Alain Juppé serait donc alors l'homme du passé, celui des affaires du RPR. De vieilles affaires aujourd'hui réglées sur lesquelles la justice a tranché. Cette attaque incensée est suicidaire. Comment un membre d'un parti peut-il à ce point exhumer des dossiers brûlants de son propre parti qui nuisent/ont nui à l'image d'un parti et de la politique en général ? La sarkozie s'est fondée en grande partie sur les affaires du RPR comme moyen de démarcation et de souffle nouveau. Selon Henri Guaino, Alain Juppé serait donc l'homme des affaires, l'homme du passé, des affaires troubles. Cette stratégie qui a certes marché en sont temps risque de ne plus fonctionner. Car à défaut d'être l'homme du passé, Nicolas Sarkozy risque d'incarner l'homme du passif. Celui d'une dette augmentée de 600 milliards (soit plus de 31000 euros par foyer fiscal imposable !), d'une réduction de la croissance à 0%, d'un déclassement financier de la France, d'une perte de 30 milliards de la balance commerciale, d'une augmentation de 2% du chômage et d'une perte de près de 500 000 emplois et d'une braderie généralisée des biens de l'Etat et des entreprises aux marchés et financiers internationaux (on peut continuer la liste...).
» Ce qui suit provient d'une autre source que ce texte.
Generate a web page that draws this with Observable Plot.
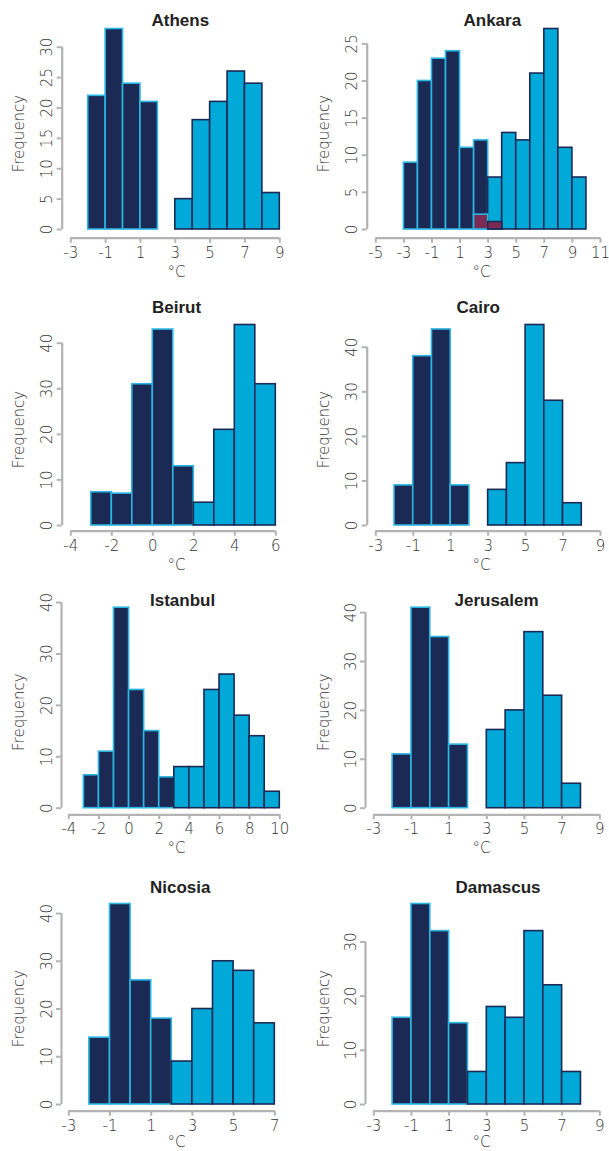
<!DOCTYPE html>
<html><head><meta charset="utf-8">
<script src="https://cdn.jsdelivr.net/npm/d3@7"></script>
<script src="https://cdn.jsdelivr.net/npm/@observablehq/plot@0.6"></script>
<style>
body{margin:0;background:#fff;}
#wrap{position:relative;width:609px;height:1151px;overflow:hidden;background:#fff;}
#wrap svg{position:absolute;overflow:hidden;}
</style></head><body><div id="wrap"></div>
<script>
// ---- data ----
const cities = ["Athens","Ankara","Beirut","Cairo","Istanbul","Jerusalem","Nicosia","Damascus"];
const darkStarts = [-2,-3,-3,-2,-3,-2,-2,-2];
const lightStarts = [3,3,2,3,3,3,2,2];
const athensDark = [22,33,24,21];
const athensLight = [5,18,21,26,24,6];
const ankaraDark = [9,20,23,24,11,12];
const ankaraLight = [7,13,12,21,27,11,7];
const ankaraOverlapStart = 2;
const ankaraOverlap = [2,1];
const beirutDark = [7.3,7,31,43,13];
const beirutLight = [5,21,44,31];
const cairoDark = [9,38,44,9];
const cairoLight = [8,14,45,28,5];
const istanbulDark = [6.4,11,39,23,15,6];
const istanbulLight = [8,8,23,26,18,14,3.2];
const jerusalemDark = [11,41,35,13];
const jerusalemLight = [16,20,36,23,5];
const nicosiaDark = [14,42,26,18];
const nicosiaLight = [9,20,30,28,17];
const damascusDark = [16,37,32,15];
const damascusLight = [6,18,16,32,22,6];
const darkCounts = [athensDark,ankaraDark,beirutDark,cairoDark,istanbulDark,jerusalemDark,nicosiaDark,damascusDark];
const lightCounts = [athensLight,ankaraLight,beirutLight,cairoLight,istanbulLight,jerusalemLight,nicosiaLight,damascusLight];
const xTicks = [
  [-3,-1,1,3,5,7,9],
  [-5,-3,-1,1,3,5,7,9,11],
  [-4,-2,0,2,4,6],
  [-3,-1,1,3,5,7,9],
  [-4,-2,0,2,4,6,8,10],
  [-3,-1,1,3,5,7,9],
  [-3,-1,1,3,5,7],
  [-3,-1,1,3,5,7,9]
];
const yTicks = [
  [0,5,10,15,20,25,30],
  [0,5,10,15,20,25],
  [0,10,20,30,40],
  [0,10,20,30,40],
  [0,10,20,30,40],
  [0,10,20,30,40],
  [0,10,20,30,40],
  [0,10,20,30]
];
const xLabel = "°C";
const yLabel = "Frequency";

// ---- layout (pixels, local to each panel) ----
const rowTop = [0,290,575,860];
const rowH = [290,285,285,291];
const baseY = [229,235,232.7,244];
const axisY = [237.7,240.7,239.3,250.7];
const xLabelOff = [39,39,38,35.5];
const titleBase = [25,22.7,30,32.7];
const axisLeft = [61.7,61.7,61.7,61.7,61,60,61,60];
const xTickPx = [[70.3,279.3],[70.3,295],[70.3,275.3],[70.3,295],[68.3,279.3],[68.3,294.3],[68.3,274.3],[68.3,294.3]];
const titleLeft = [151,158,151.5,151,149.5,149,149.5,150];
const barTopGap = 200.5;

// ---- styles ----
const NAVY = "#1b2a55", CYAN = "#2bb5e3", BLUE = "#00a9d7", MAROON = "#7b2a54", GRAY = "#b3b3b3", TEXT = "#333333";
const FONT = "'DejaVu Sans', Verdana, sans-serif";

const bins = (start, counts) => counts.map((c, i) => ({x1: start + i, x2: start + i + 1, count: c}));

const wrap = document.getElementById("wrap");
cities.forEach((city, i) => {
  const r = Math.floor(i / 2), col = i % 2;
  const H = rowH[r], y0 = baseY[r], ax = axisY[r];
  const W = col ? 304 : 305;
  const dark = bins(darkStarts[i], darkCounts[i]);
  const light = bins(lightStarts[i], lightCounts[i]);
  const M = d3.max([...darkCounts[i], ...lightCounts[i]]);
  const xt = xTicks[i], yt = yTicks[i];
  const a = xt[0], b = xt[xt.length - 1];
  const [px1, px2] = xTickPx[i];
  const aL = axisLeft[i];
  const marks = [
    Plot.rect(dark, {x1: "x1", x2: "x2", y1: 0, y2: "count", fill: NAVY, stroke: CYAN, strokeWidth: 1.6}),
    Plot.rect(light, {x1: "x1", x2: "x2", y1: 0, y2: "count", fill: BLUE, stroke: NAVY, strokeWidth: 1.6})
  ];
  if (city === "Ankara") {
    const ov = bins(ankaraOverlapStart, ankaraOverlap);
    marks.push(Plot.rect(ov.filter(d => d.x1 < lightStarts[i]), {x1: "x1", x2: "x2", y1: 0, y2: "count", fill: MAROON, stroke: CYAN, strokeWidth: 1.6}));
    marks.push(Plot.rect(ov.filter(d => d.x1 >= lightStarts[i]), {x1: "x1", x2: "x2", y1: 0, y2: "count", fill: MAROON, stroke: NAVY, strokeWidth: 1.6}));
  }
  marks.push(
    Plot.ruleY([0], {x1: a, x2: b, dy: ax - y0, stroke: GRAY, strokeWidth: 2.2}),
    Plot.ruleX([a], {y1: 0, y2: yt[yt.length - 1], dx: aL - px1, stroke: GRAY, strokeWidth: 2.2}),
    Plot.axisX({ticks: xt, anchor: "bottom", tickSize: 5, tickPadding: 4, tickFormat: d => String(d), stroke: GRAY, strokeWidth: 2, fill: TEXT, label: null}),
    Plot.axisY({ticks: yt, anchor: "left", tickSize: 5, tickPadding: 5, tickRotate: -90, tickFormat: d => String(d), stroke: GRAY, strokeWidth: 2, fill: TEXT, label: null}),
    Plot.text([city], {text: d => d, frameAnchor: "top-left", dx: titleLeft[i] - aL, dy: titleBase[r], textAnchor: "start", lineAnchor: "bottom", fontWeight: "bold", fontSize: 17, fontFamily: "'Liberation Sans', Arial, sans-serif", fill: "#222"}),
    Plot.text([yLabel], {text: d => d, frameAnchor: "top-left", dx: 19 - aL, dy: y0 - 96, rotate: -90, textAnchor: "middle", lineAnchor: "middle", fill: TEXT}),
    Plot.text([xLabel], {text: d => d, frameAnchor: "top-left", dx: 176 - aL, dy: ax + xLabelOff[r], textAnchor: "middle", lineAnchor: "bottom", fill: TEXT})
  );
  const svg = Plot.plot({
    width: W, height: H,
    marginLeft: aL, marginRight: 0, marginTop: 0, marginBottom: H - ax,
    x: {domain: [a, b], range: [px1, px2], label: null},
    y: {domain: [0, M], range: [y0, y0 - barTopGap], label: null},
    style: {fontFamily: FONT, fontSize: "15px", fontWeight: 300, color: TEXT, background: "transparent", overflow: "hidden"},
    marks
  });
  svg.style.left = (col ? 305 : 0) + "px";
  svg.style.top = rowTop[r] + "px";
  wrap.appendChild(svg);
});
</script>
</body></html>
L'exhumation des linges sales, le jet des boules puantes ne peut constituer un projet politique. Dans ce débat et cette communication stérile, l'UMP se mortifie un peu plus. Les choix ne feront donc pas sur des vieilles recettes ou des coups de com' ou l'arrivée d'un (e) troisième homme/femme vierge et providentiel(le), mais vraisemblablement sur des résultats. De ce côté là, Alain Juppé a une sacrée longueur d'avance. Le relèvement de la ville qu'il a opéré après le chabanisme finissant est un de ses meilleurs atouts appuyé par un soutien massif de ses administrés ( réélu au premier tour avec 60% des voix, son meilleur score à la mairie). Une personne qui a su être là au plus près du terrain sur des problèmes concrets et avec des résultats probants. Nicolas Sarkozy pourra-t-il en dire de même quand alors que les Français triment sous les conséquences du quinquennat Sarkozy (augmentation des impôts pour renflouer la dette laissée) et que celui-ci fuyait son pays pour faire la course à l'argent facile dans les conférences à 100 000€ ?
L'UMP devra donc faire des choix qui sont raccords avec la société si elle veut ambitionner un avenir. Croire que les vicissitudes du holladisme ouvrent toutes les voies serait la pire erreur à commettre.
Au cours de son interview, Henri Guaino précise : "Je suis contre les lynchages et les lynchages mesquins."
Ouf, on est sauvé sur l'honnêteté intellectuelle de certains politiques. Les militants demain et les Français après-demain en prendront-ils acte ?
En préambule de l'interview, Henri Guaino est présenté comme : "Peut-être le plus fidèle des maréchaux de Nicolas Sarkozy, s'il ne doit en rester qu'un vous serez celui là." A l'heure des comptes les troupes faiblissent. Où sont passés les membres de la garde rapprochée ? Les Hortefeux, Morano, Guéant sont bien silencieux...
Parfois, peut-être, il vaut mieux ne pas perdre une occasion de se taire.